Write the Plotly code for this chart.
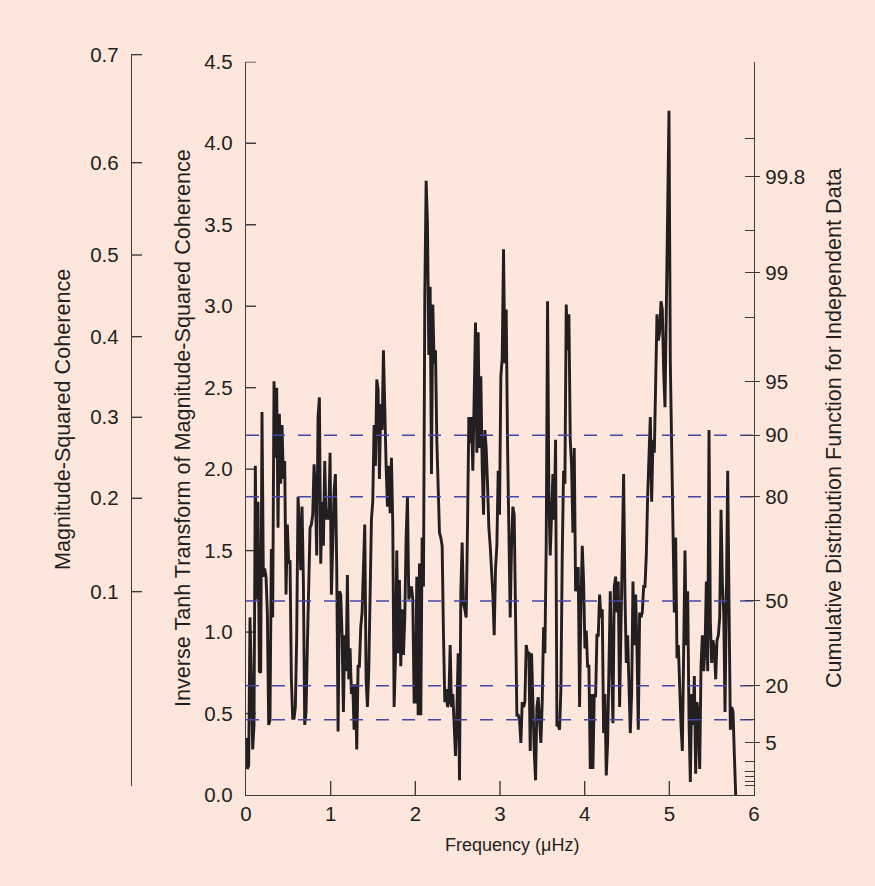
import numpy as np
import plotly.graph_objects as go

# Spacing of the spectral estimates along the frequency axis (µHz)
FREQ_STEP = 0.01576

# Inverse-tanh transform of the magnitude-squared coherence, one value per bin
inv_tanh_msc = [
    0.35, 0.16, 0.18, 1.09, 0.73, 0.28, 0.43, 2.02, 1.20, 1.80,
    0.76, 0.75, 2.35, 1.34, 1.39, 1.34, 1.12, 0.43, 0.46, 1.51,
    1.09, 2.54, 2.07, 2.50, 1.64, 2.34, 1.91, 2.27, 1.94, 2.05,
    1.23, 1.66, 1.42, 1.44, 0.71, 0.47, 0.47, 0.54, 0.98, 1.83,
    1.64, 1.38, 1.77, 1.31, 0.43, 0.51, 0.92, 1.23, 1.64, 1.66,
    1.72, 2.03, 1.86, 1.47, 2.32, 2.44, 1.42, 1.80, 1.53, 2.05,
    1.69, 1.75, 1.69, 2.10, 1.23, 1.53, 1.86, 1.97, 1.39, 0.39,
    1.25, 1.23, 0.98, 0.51, 0.98, 0.76, 1.35, 0.71, 0.90, 0.62,
    0.68, 0.40, 0.68, 0.28, 0.79, 0.79, 1.03, 1.12, 1.39, 1.66,
    0.71, 0.54, 0.76, 1.28, 1.69, 1.80, 2.27, 2.02, 2.55, 2.49,
    1.94, 2.40, 2.24, 2.73, 2.24, 2.02, 1.77, 2.02, 1.73, 2.07,
    1.66, 0.54, 0.84, 1.50, 0.87, 1.32, 0.79, 1.14, 0.86, 1.09,
    1.58, 1.83, 1.20, 1.25, 1.28, 1.20, 0.57,
    0.57, 1.34, 0.49, 1.42, 0.49, 1.58, 1.28, 3.06, 3.77, 3.50,
    2.70, 3.12, 1.97, 3.01, 2.65, 2.73, 2.18, 1.86, 1.61, 1.58,
    1.53, 0.98, 0.57, 0.65, 0.54, 0.57, 0.92, 0.54, 0.62, 0.43,
    0.24, 0.49, 0.87, 0.09, 1.25, 1.55, 1.17, 1.14, 1.09, 1.64,
    2.32, 2.16, 2.32, 1.99, 2.35, 2.90, 2.10, 2.84, 2.13, 2.57,
    2.02, 1.72, 2.24, 2.13, 1.91, 1.64, 1.53, 1.39, 1.23, 0.98,
    1.39, 1.53, 1.99, 1.72, 2.57, 2.68, 3.35, 2.65, 2.98, 2.16,
    1.53, 1.09, 1.53, 1.77, 1.72, 1.20, 0.49, 0.49, 0.46, 0.32,
    0.57, 0.54, 0.57, 0.92, 0.87, 0.87, 0.27, 0.87, 0.49, 0.27,
    0.09, 0.54, 0.60, 0.49, 0.32, 0.57, 1.03, 0.87, 1.55, 3.03,
    1.83, 1.47, 1.80, 1.97, 1.69, 2.18, 0.43, 0.43, 0.40, 0.65,
    1.47, 1.99, 1.91, 3.01, 2.73, 2.95, 2.18, 2.02, 1.61, 2.13,
    1.25, 1.39, 1.39, 0.54, 1.17, 1.53, 1.31, 0.90,
    1.01, 0.79, 0.79, 0.16, 0.62, 0.16, 0.62, 0.60, 0.98, 0.98,
    1.23, 1.09, 1.14, 0.38, 0.62, 0.12, 0.32, 0.84, 1.25, 0.81,
    0.44, 1.28, 1.34, 1.12, 1.31, 0.54, 0.95, 1.34, 1.97, 1.23,
    0.81, 0.98, 0.71, 0.38, 0.62, 1.31, 0.92, 1.23, 0.90, 0.40,
    1.12, 1.09, 1.12, 1.28, 1.28, 1.47, 1.83, 2.07, 2.32, 1.80,
    2.18, 2.10, 2.68, 2.95, 2.79, 2.84, 3.03, 2.98, 2.60, 2.38,
    2.98, 3.47, 4.20, 2.65, 2.07, 1.75, 1.12, 1.58, 0.84, 0.92,
    0.65, 0.43, 0.27, 0.98, 1.50, 0.92, 1.25, 0.46, 0.08, 0.62,
    0.43, 0.73, 0.13, 0.57, 0.49, 0.16, 0.79, 0.98, 0.76, 0.90,
    1.31, 0.76, 2.24, 1.06, 0.81, 0.95, 0.90, 0.71, 0.95, 0.98,
    1.09, 1.75, 1.31, 1.12, 0.51, 1.20, 1.99, 1.17, 0.40, 0.54,
    0.51, 0.24, 0.00,
]
freq = np.arange(len(inv_tanh_msc)) * FREQ_STEP

# Frequency ticks (µHz) and transform-scale ticks
freq_ticks = [0, 1, 2, 3, 4, 5, 6]
z_ticks = [0.0, 0.5, 1.0, 1.5, 2.0, 2.5, 3.0, 3.5, 4.0, 4.5]

# Magnitude-squared coherence scale (left outer axis), placed on the transform scale
msc_labels = ["0.1", "0.2", "0.3", "0.4", "0.5", "0.6", "0.7"]
msc_tick_z = [1.248, 1.821, 2.318, 2.813, 3.314, 3.881, 4.544]
msc_axis_range = [0.055, 4.548]

# Cumulative distribution scale (right axis), placed on the transform scale
cdf_labels = ["99.8", "99", "95", "90", "80", "50", "20", "5"]
cdf_label_z = [3.795, 3.206, 2.538, 2.208, 1.831, 1.191, 0.671, 0.321]
cdf_minor_z = [4.028, 3.463, 2.931, 0.462, 0.204, 0.143, 0.112, 0.082, 0.057]

# Percentile levels marked with dashed lines
level_pct = [90, 80, 50, 20, 10]
level_z = [2.208, 1.831, 1.191, 0.671, 0.462]

BG = "#fde6dc"
INK = "#231f20"
AXIS = "#3c3c3c"
DASH = "#4646a8"
FONT = "Liberation Sans, Arial, Helvetica, sans-serif"
TICK_SIZE = 20.5

# Figure geometry (px) used to size the inward tick marks
WIDTH, HEIGHT = 875, 886
MARGIN = dict(l=132, r=121, t=54, b=91)
X_DOMAIN = [0.18328, 1.0]
Y_DOMAIN = [0.0, 0.98947]
X2_DOMAIN = [0.0, 0.05]
plot_w = WIDTH - MARGIN["l"] - MARGIN["r"]
plot_h = HEIGHT - MARGIN["t"] - MARGIN["b"]
px_per_freq = plot_w * (X_DOMAIN[1] - X_DOMAIN[0]) / 6.0
px_per_z = plot_h * (Y_DOMAIN[1] - Y_DOMAIN[0]) / 4.5
px_per_x2 = plot_w * (X2_DOMAIN[1] - X2_DOMAIN[0])


def tick_marks(values, length, vertical):
    """Short segments starting on an axis line, one per tick value."""
    a, b = [], []
    for v in values:
        a += [v, v, None]
        b += [0, length, None]
    return (a, b) if vertical else (b, a)


fig = go.Figure()

# Percentile reference lines, drawn against the cumulative-distribution axis
for pct, z in zip(level_pct, level_z):
    fig.add_trace(go.Scatter(
        x=[0, 6], y=[z, z], xaxis="x", yaxis="y2", mode="lines",
        line=dict(color=DASH, width=1.5, dash="13px,13px"),
        name=f"{pct}%", showlegend=False, hoverinfo="skip",
    ))

# Empty trace that registers the right-hand tick axis
fig.add_trace(go.Scatter(x=[], y=[], xaxis="x", yaxis="y4",
                         showlegend=False, hoverinfo="skip"))

tick_style = dict(mode="lines", line=dict(color=AXIS, width=1.4),
                  showlegend=False, hoverinfo="skip")
# inward marks on the transform axis
tx, ty = tick_marks(z_ticks[1:], 10 / px_per_freq, vertical=False)
fig.add_trace(go.Scatter(x=tx, y=ty, xaxis="x", yaxis="y", **tick_style))
# inward marks on the frequency axis
tx, ty = tick_marks(freq_ticks[1:-1], 14 / px_per_z, vertical=True)
fig.add_trace(go.Scatter(x=tx, y=ty, xaxis="x", yaxis="y", **tick_style))
# inward marks on the coherence axis
tx, ty = tick_marks(msc_tick_z, 10 / px_per_x2, vertical=False)
fig.add_trace(go.Scatter(x=tx, y=ty, xaxis="x2", yaxis="y3", cliponaxis=False,
                         **tick_style))

fig.add_trace(go.Scatter(
    x=freq, y=inv_tanh_msc, xaxis="x", yaxis="y", mode="lines",
    line=dict(color=INK, width=2.9),
    showlegend=False, hoverinfo="skip",
))

lined = dict(showgrid=False, zeroline=False, showline=True,
             linecolor=AXIS, linewidth=1.4, tickcolor=AXIS, tickwidth=1.4,
             tickfont=dict(family=FONT, size=TICK_SIZE, color=INK))

fig.update_layout(
    width=WIDTH, height=HEIGHT, margin=MARGIN,
    paper_bgcolor=BG, plot_bgcolor="rgba(0,0,0,0)",
    font=dict(family=FONT, size=TICK_SIZE, color=INK),
    xaxis=dict(domain=X_DOMAIN, range=[0, 6], tickvals=freq_ticks,
               ticks="", anchor="y", **lined),
    yaxis=dict(domain=Y_DOMAIN, range=[0, 4.5], tickvals=z_ticks,
               tickformat=".1f", ticks="", anchor="x", ticklabelstandoff=8, **lined),
    yaxis2=dict(overlaying="y", side="right", anchor="x", range=[0, 4.5],
                tickvals=cdf_label_z, ticktext=cdf_labels,
                ticks="outside", ticklen=5, ticklabelstandoff=1, **lined),
    yaxis4=dict(overlaying="y", side="right", anchor="x", range=[0, 4.5],
                tickvals=cdf_label_z + cdf_minor_z, ticks="inside", ticklen=9,
                showticklabels=False, showgrid=False, zeroline=False, showline=False,
                tickcolor=AXIS, tickwidth=1.4),
    xaxis2=dict(domain=X2_DOMAIN, anchor="y3", range=[0, 1], visible=False),
    yaxis3=dict(domain=[0.01215, 1], anchor="x2", side="left", range=msc_axis_range,
                tickvals=msc_tick_z, ticktext=msc_labels,
                ticks="", ticklabelstandoff=8, **lined),
)

title_font = dict(family=FONT, size=21.6, color=INK)
fig.add_annotation(text="Magnitude-Squared Coherence", xref="paper", yref="paper",
                   x=-0.1125, y=0.506, textangle=-90, showarrow=False,
                   xanchor="center", yanchor="middle", font=title_font)
fig.add_annotation(text="Inverse Tanh Transform of Magnitude-Squared Coherence",
                   xref="paper", yref="paper", x=0.082, y=0.4953, textangle=-90,
                   showarrow=False, xanchor="center", yanchor="middle", font=title_font)
fig.add_annotation(text="Cumulative Distribution Function for Independent Data",
                   xref="paper", yref="paper", x=1.127, y=0.4966, textangle=-90,
                   showarrow=False, xanchor="center", yanchor="middle", font=title_font)
fig.add_annotation(text="Frequency (μHz)", xref="paper", yref="paper",
                   x=0.611, y=-0.0675, showarrow=False,
                   xanchor="center", yanchor="middle",
                   font=dict(family=FONT, size=18, color=INK))

fig.write_html("out.html")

▶ [WHAT THE TASK REQUIRES] Write out exactly the opening lines of the data, stopping after the line that holds "FREQ_STEP = 0.01576". Exclude pictures.

▶ [SOLUTION TO THIS TASK]
Write the Plotly code for this chart.
import numpy as np
import plotly.graph_objects as go

# Spacing of the spectral estimates along the frequency axis (µHz)
FREQ_STEP = 0.01576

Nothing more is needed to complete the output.